# INPUT MATERIAL
Start

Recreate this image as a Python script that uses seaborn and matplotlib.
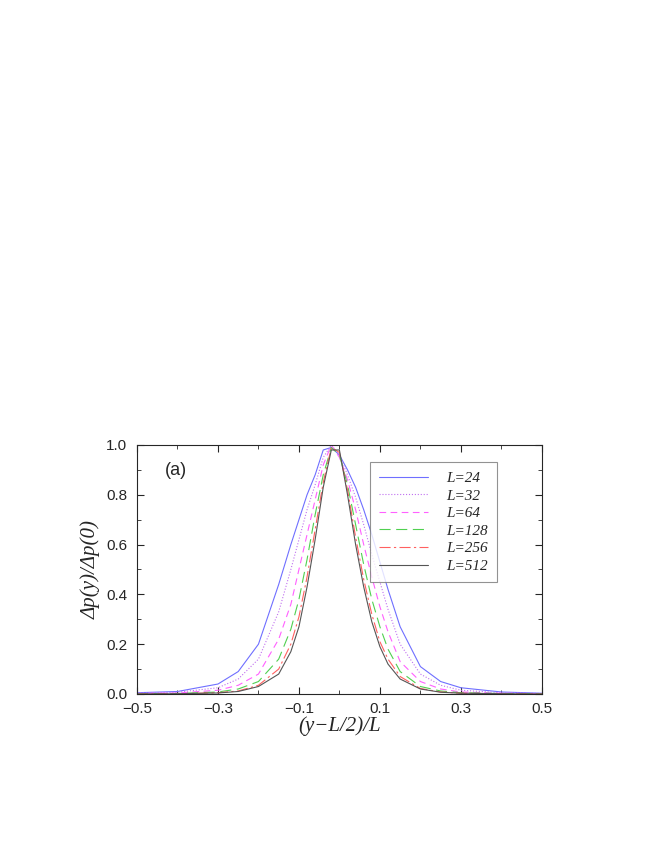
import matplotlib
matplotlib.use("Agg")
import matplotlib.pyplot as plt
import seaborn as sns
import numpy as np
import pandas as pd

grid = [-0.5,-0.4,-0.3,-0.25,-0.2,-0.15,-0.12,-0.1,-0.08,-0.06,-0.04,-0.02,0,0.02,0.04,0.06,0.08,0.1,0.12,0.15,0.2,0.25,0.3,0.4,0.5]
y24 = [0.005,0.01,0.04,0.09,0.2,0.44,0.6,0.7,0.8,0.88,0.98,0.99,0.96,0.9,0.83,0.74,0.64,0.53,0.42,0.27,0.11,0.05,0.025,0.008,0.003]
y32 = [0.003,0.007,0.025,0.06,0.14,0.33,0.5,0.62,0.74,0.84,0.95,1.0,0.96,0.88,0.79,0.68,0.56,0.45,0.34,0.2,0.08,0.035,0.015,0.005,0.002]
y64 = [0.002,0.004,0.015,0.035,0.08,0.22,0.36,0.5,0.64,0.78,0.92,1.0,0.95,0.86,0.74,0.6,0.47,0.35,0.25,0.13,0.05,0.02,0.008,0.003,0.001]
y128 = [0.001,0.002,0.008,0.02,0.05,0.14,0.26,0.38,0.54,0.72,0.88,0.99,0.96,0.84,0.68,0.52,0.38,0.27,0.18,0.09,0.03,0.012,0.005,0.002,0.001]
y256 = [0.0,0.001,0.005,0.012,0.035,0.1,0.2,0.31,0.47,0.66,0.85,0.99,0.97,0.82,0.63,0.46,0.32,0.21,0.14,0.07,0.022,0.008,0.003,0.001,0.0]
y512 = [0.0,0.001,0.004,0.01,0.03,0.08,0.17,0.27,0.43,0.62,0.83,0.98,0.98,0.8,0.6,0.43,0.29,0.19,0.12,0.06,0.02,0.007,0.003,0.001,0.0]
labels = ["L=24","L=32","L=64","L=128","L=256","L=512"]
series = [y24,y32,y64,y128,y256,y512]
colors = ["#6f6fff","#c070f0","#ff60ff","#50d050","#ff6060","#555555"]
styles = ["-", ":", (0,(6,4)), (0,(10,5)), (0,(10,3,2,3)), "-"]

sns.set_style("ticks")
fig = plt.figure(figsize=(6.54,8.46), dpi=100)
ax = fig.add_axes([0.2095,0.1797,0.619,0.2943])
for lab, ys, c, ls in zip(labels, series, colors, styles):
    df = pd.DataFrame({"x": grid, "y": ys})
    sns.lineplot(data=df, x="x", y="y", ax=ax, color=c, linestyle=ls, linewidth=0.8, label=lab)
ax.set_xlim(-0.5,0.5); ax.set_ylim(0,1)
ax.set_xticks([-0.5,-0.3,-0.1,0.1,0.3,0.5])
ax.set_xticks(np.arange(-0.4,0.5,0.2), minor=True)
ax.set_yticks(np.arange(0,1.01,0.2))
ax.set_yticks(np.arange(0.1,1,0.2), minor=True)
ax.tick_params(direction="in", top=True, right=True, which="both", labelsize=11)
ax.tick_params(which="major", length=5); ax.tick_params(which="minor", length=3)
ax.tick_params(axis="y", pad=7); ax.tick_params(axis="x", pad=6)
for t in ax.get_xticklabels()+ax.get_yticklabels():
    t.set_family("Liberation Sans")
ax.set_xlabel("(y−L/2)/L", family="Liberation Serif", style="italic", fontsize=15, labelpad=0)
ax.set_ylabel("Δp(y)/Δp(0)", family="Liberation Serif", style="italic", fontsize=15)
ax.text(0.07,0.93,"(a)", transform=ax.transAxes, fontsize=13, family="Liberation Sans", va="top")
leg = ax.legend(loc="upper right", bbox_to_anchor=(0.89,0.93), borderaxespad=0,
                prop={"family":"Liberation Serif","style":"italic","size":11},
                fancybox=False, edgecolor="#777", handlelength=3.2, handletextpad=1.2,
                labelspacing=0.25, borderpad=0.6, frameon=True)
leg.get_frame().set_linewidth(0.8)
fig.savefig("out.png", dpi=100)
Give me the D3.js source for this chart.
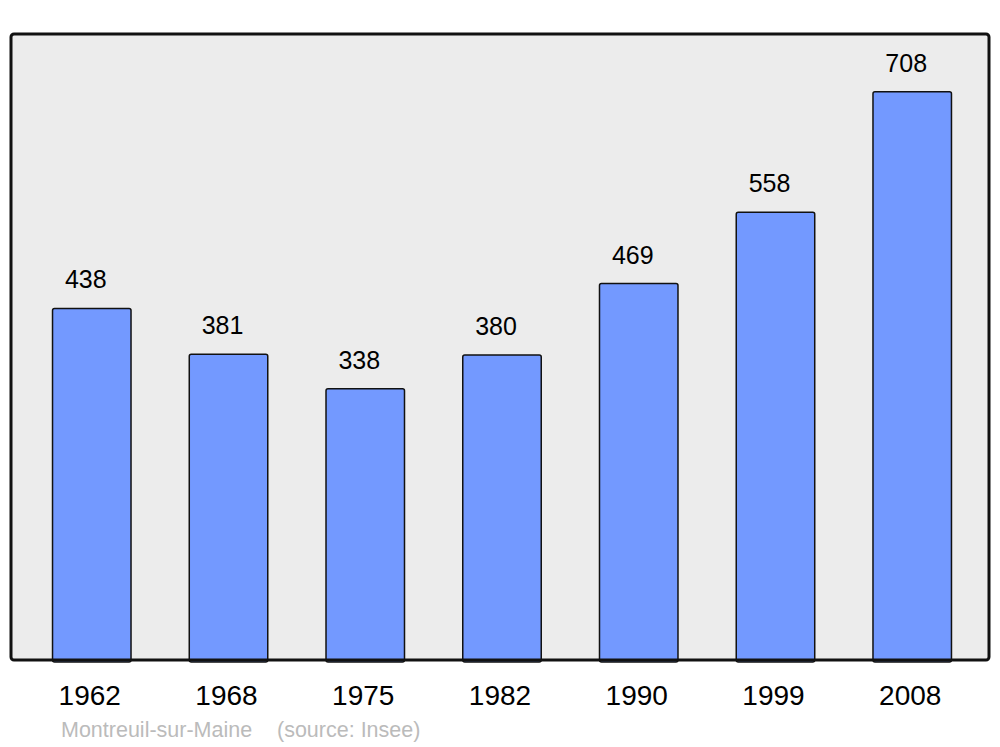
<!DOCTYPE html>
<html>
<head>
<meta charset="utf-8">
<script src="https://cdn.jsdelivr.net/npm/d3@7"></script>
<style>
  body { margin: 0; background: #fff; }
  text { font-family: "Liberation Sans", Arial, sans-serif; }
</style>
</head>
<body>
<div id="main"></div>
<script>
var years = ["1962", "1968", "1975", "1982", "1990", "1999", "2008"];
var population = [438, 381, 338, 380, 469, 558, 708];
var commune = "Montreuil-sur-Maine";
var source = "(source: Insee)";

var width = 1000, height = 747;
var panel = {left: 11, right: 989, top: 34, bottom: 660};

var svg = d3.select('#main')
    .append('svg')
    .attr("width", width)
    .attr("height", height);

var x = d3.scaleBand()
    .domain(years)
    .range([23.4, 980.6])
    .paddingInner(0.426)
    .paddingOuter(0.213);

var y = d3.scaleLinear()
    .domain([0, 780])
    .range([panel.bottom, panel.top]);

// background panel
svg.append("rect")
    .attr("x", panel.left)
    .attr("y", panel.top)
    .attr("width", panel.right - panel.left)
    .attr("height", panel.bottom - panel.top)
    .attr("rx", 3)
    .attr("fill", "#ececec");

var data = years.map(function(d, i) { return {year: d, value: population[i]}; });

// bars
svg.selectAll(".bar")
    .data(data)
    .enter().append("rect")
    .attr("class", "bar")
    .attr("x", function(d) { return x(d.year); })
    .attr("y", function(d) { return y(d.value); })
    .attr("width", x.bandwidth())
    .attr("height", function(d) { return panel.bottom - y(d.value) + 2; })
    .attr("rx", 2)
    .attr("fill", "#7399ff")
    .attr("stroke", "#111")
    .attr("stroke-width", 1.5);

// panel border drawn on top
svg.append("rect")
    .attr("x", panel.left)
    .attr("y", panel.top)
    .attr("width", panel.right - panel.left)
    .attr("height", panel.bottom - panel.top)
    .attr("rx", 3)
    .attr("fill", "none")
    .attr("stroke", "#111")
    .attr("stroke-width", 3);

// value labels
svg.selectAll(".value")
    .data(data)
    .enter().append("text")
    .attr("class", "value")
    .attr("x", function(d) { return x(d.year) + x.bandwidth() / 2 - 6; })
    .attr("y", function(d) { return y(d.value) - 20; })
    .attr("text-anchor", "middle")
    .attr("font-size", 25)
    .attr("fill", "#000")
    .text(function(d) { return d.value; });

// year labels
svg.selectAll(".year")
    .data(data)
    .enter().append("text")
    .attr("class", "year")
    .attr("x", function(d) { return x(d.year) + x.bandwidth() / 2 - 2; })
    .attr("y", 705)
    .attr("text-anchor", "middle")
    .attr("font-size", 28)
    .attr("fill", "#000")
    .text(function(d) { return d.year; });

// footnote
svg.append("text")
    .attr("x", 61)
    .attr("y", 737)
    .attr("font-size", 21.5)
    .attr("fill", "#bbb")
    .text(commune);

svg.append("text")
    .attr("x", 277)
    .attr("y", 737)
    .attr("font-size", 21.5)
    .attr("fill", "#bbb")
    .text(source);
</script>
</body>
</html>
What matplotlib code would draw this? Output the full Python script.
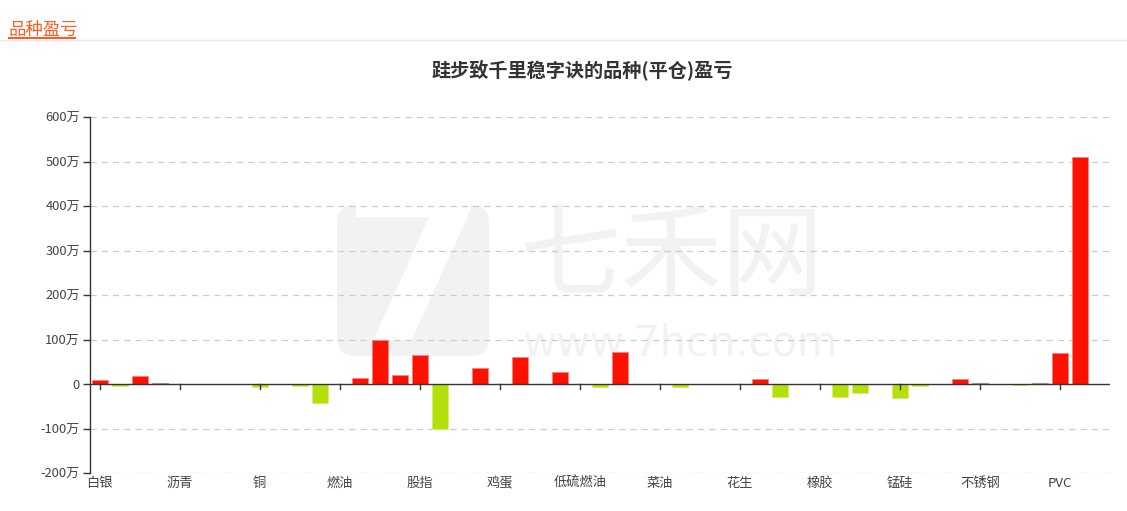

End

# TASK
Without the pictures, copy the entries from their first line through the line containing "import pandas as pd", and only those lines.

# EXPECTED ANSWER
Recreate this image as a Python script that uses seaborn and matplotlib.
import matplotlib
matplotlib.use("Agg")
import matplotlib.pyplot as plt
import seaborn as sns
import numpy as np
import pandas as pd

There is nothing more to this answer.